_The task_: Everything in the listing except the pictures should be written out exactly.
* * *
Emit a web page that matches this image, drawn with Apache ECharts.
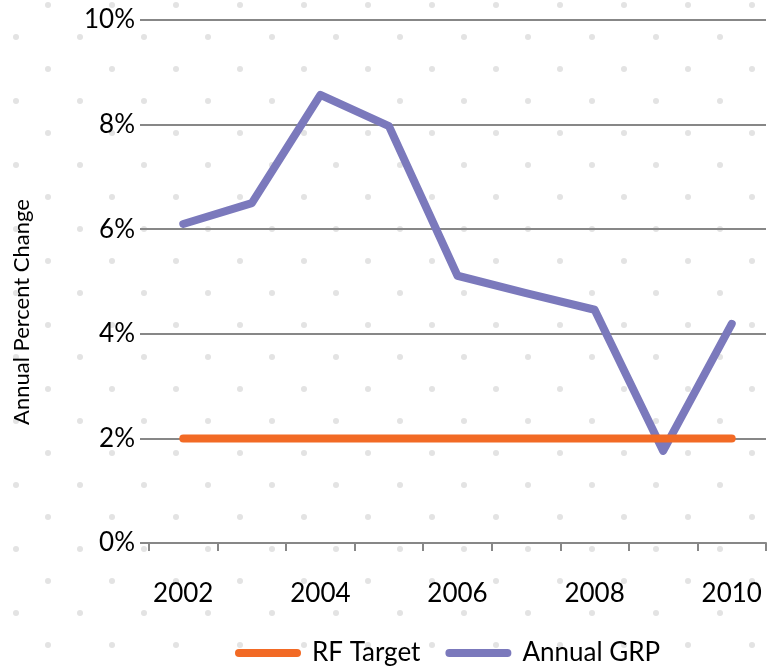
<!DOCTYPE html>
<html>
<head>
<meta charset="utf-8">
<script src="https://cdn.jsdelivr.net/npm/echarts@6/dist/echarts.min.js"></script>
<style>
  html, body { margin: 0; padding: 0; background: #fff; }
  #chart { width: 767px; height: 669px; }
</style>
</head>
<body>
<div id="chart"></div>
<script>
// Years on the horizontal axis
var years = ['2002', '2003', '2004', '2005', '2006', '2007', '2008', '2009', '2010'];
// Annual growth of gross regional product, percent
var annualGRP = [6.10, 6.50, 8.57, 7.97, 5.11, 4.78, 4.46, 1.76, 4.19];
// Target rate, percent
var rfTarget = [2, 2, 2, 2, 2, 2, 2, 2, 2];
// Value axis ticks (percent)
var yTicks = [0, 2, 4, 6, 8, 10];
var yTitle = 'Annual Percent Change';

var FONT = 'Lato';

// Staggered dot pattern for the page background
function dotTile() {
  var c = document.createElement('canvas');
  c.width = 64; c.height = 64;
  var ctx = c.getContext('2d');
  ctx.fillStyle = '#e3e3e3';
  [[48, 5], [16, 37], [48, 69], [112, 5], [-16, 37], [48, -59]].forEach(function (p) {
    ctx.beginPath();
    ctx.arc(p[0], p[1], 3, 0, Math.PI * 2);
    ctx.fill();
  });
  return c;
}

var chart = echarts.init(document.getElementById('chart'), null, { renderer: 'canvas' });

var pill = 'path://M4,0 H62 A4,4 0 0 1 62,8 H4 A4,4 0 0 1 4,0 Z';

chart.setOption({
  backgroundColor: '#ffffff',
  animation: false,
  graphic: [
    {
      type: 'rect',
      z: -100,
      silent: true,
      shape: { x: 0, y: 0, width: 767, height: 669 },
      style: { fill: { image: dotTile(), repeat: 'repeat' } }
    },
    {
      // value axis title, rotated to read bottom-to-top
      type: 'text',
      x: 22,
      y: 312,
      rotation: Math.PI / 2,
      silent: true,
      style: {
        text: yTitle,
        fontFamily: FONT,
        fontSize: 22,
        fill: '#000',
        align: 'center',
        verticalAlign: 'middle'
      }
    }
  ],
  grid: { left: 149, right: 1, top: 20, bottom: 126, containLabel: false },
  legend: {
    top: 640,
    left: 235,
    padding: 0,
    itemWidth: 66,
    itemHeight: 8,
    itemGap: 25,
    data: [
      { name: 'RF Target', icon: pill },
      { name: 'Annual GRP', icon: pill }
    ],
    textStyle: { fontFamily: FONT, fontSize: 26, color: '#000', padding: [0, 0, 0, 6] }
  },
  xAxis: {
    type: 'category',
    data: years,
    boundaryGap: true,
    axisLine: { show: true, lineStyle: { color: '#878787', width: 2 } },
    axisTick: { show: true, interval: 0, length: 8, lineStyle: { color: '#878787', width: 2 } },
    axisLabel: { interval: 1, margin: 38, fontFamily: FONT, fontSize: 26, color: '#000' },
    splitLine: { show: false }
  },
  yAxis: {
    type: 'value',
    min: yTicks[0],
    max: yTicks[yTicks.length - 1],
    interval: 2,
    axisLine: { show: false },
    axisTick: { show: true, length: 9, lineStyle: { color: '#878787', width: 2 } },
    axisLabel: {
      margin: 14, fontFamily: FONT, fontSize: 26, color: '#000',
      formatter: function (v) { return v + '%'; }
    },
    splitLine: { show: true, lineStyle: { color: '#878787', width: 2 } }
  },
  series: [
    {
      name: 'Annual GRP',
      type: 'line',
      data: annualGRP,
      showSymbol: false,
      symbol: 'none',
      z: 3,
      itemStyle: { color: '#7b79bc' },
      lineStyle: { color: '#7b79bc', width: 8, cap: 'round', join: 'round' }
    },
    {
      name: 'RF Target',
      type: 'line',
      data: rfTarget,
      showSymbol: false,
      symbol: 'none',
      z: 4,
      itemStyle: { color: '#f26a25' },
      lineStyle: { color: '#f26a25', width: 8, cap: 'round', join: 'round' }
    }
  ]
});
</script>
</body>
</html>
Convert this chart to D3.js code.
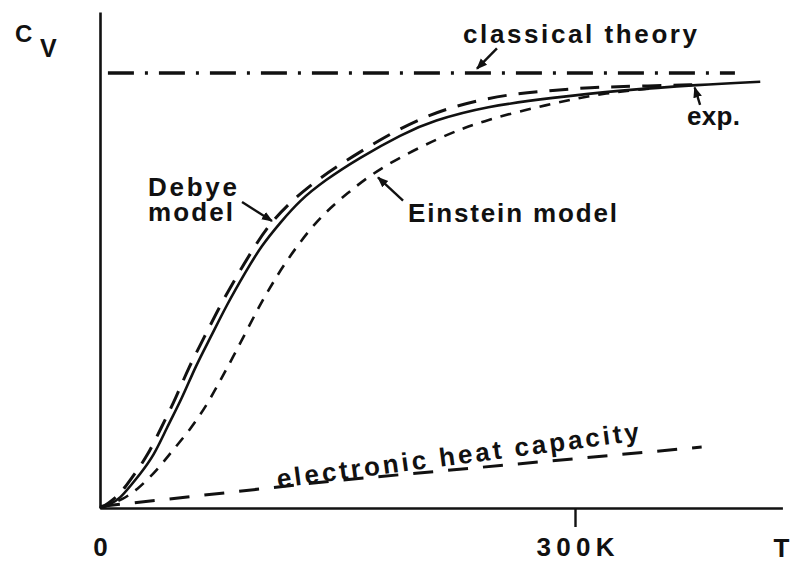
* * *
_Final answer_:
Emit a web page that matches this image, drawn with Apache ECharts.
<!DOCTYPE html>
<html>
<head>
<meta charset="utf-8">
<script src="https://cdn.jsdelivr.net/npm/echarts@6/dist/echarts.min.js"></script>
<style>
  html, body { margin: 0; padding: 0; background: #fff; }
  #chart { width: 767px; height: 669px; }
</style>
</head>
<body>
<div id="chart"></div>
<script>
// Years on the horizontal axis
var years = ['2002', '2003', '2004', '2005', '2006', '2007', '2008', '2009', '2010'];
// Annual growth of gross regional product, percent
var annualGRP = [6.10, 6.50, 8.57, 7.97, 5.11, 4.78, 4.46, 1.76, 4.19];
// Target rate, percent
var rfTarget = [2, 2, 2, 2, 2, 2, 2, 2, 2];
// Value axis ticks (percent)
var yTicks = [0, 2, 4, 6, 8, 10];
var yTitle = 'Annual Percent Change';

var FONT = 'Lato';

// Staggered dot pattern for the page background
function dotTile() {
  var c = document.createElement('canvas');
  c.width = 64; c.height = 64;
  var ctx = c.getContext('2d');
  ctx.fillStyle = '#e3e3e3';
  [[48, 5], [16, 37], [48, 69], [112, 5], [-16, 37], [48, -59]].forEach(function (p) {
    ctx.beginPath();
    ctx.arc(p[0], p[1], 3, 0, Math.PI * 2);
    ctx.fill();
  });
  return c;
}

var chart = echarts.init(document.getElementById('chart'), null, { renderer: 'canvas' });

var pill = 'path://M4,0 H62 A4,4 0 0 1 62,8 H4 A4,4 0 0 1 4,0 Z';

chart.setOption({
  backgroundColor: '#ffffff',
  animation: false,
  graphic: [
    {
      type: 'rect',
      z: -100,
      silent: true,
      shape: { x: 0, y: 0, width: 767, height: 669 },
      style: { fill: { image: dotTile(), repeat: 'repeat' } }
    },
    {
      // value axis title, rotated to read bottom-to-top
      type: 'text',
      x: 22,
      y: 312,
      rotation: Math.PI / 2,
      silent: true,
      style: {
        text: yTitle,
        fontFamily: FONT,
        fontSize: 22,
        fill: '#000',
        align: 'center',
        verticalAlign: 'middle'
      }
    }
  ],
  grid: { left: 149, right: 1, top: 20, bottom: 126, containLabel: false },
  legend: {
    top: 640,
    left: 235,
    padding: 0,
    itemWidth: 66,
    itemHeight: 8,
    itemGap: 25,
    data: [
      { name: 'RF Target', icon: pill },
      { name: 'Annual GRP', icon: pill }
    ],
    textStyle: { fontFamily: FONT, fontSize: 26, color: '#000', padding: [0, 0, 0, 6] }
  },
  xAxis: {
    type: 'category',
    data: years,
    boundaryGap: true,
    axisLine: { show: true, lineStyle: { color: '#878787', width: 2 } },
    axisTick: { show: true, interval: 0, length: 8, lineStyle: { color: '#878787', width: 2 } },
    axisLabel: { interval: 1, margin: 38, fontFamily: FONT, fontSize: 26, color: '#000' },
    splitLine: { show: false }
  },
  yAxis: {
    type: 'value',
    min: yTicks[0],
    max: yTicks[yTicks.length - 1],
    interval: 2,
    axisLine: { show: false },
    axisTick: { show: true, length: 9, lineStyle: { color: '#878787', width: 2 } },
    axisLabel: {
      margin: 14, fontFamily: FONT, fontSize: 26, color: '#000',
      formatter: function (v) { return v + '%'; }
    },
    splitLine: { show: true, lineStyle: { color: '#878787', width: 2 } }
  },
  series: [
    {
      name: 'Annual GRP',
      type: 'line',
      data: annualGRP,
      showSymbol: false,
      symbol: 'none',
      z: 3,
      itemStyle: { color: '#7b79bc' },
      lineStyle: { color: '#7b79bc', width: 8, cap: 'round', join: 'round' }
    },
    {
      name: 'RF Target',
      type: 'line',
      data: rfTarget,
      showSymbol: false,
      symbol: 'none',
      z: 4,
      itemStyle: { color: '#f26a25' },
      lineStyle: { color: '#f26a25', width: 8, cap: 'round', join: 'round' }
    }
  ]
});
</script>
</body>
</html>
Convert this chart to D3.js code.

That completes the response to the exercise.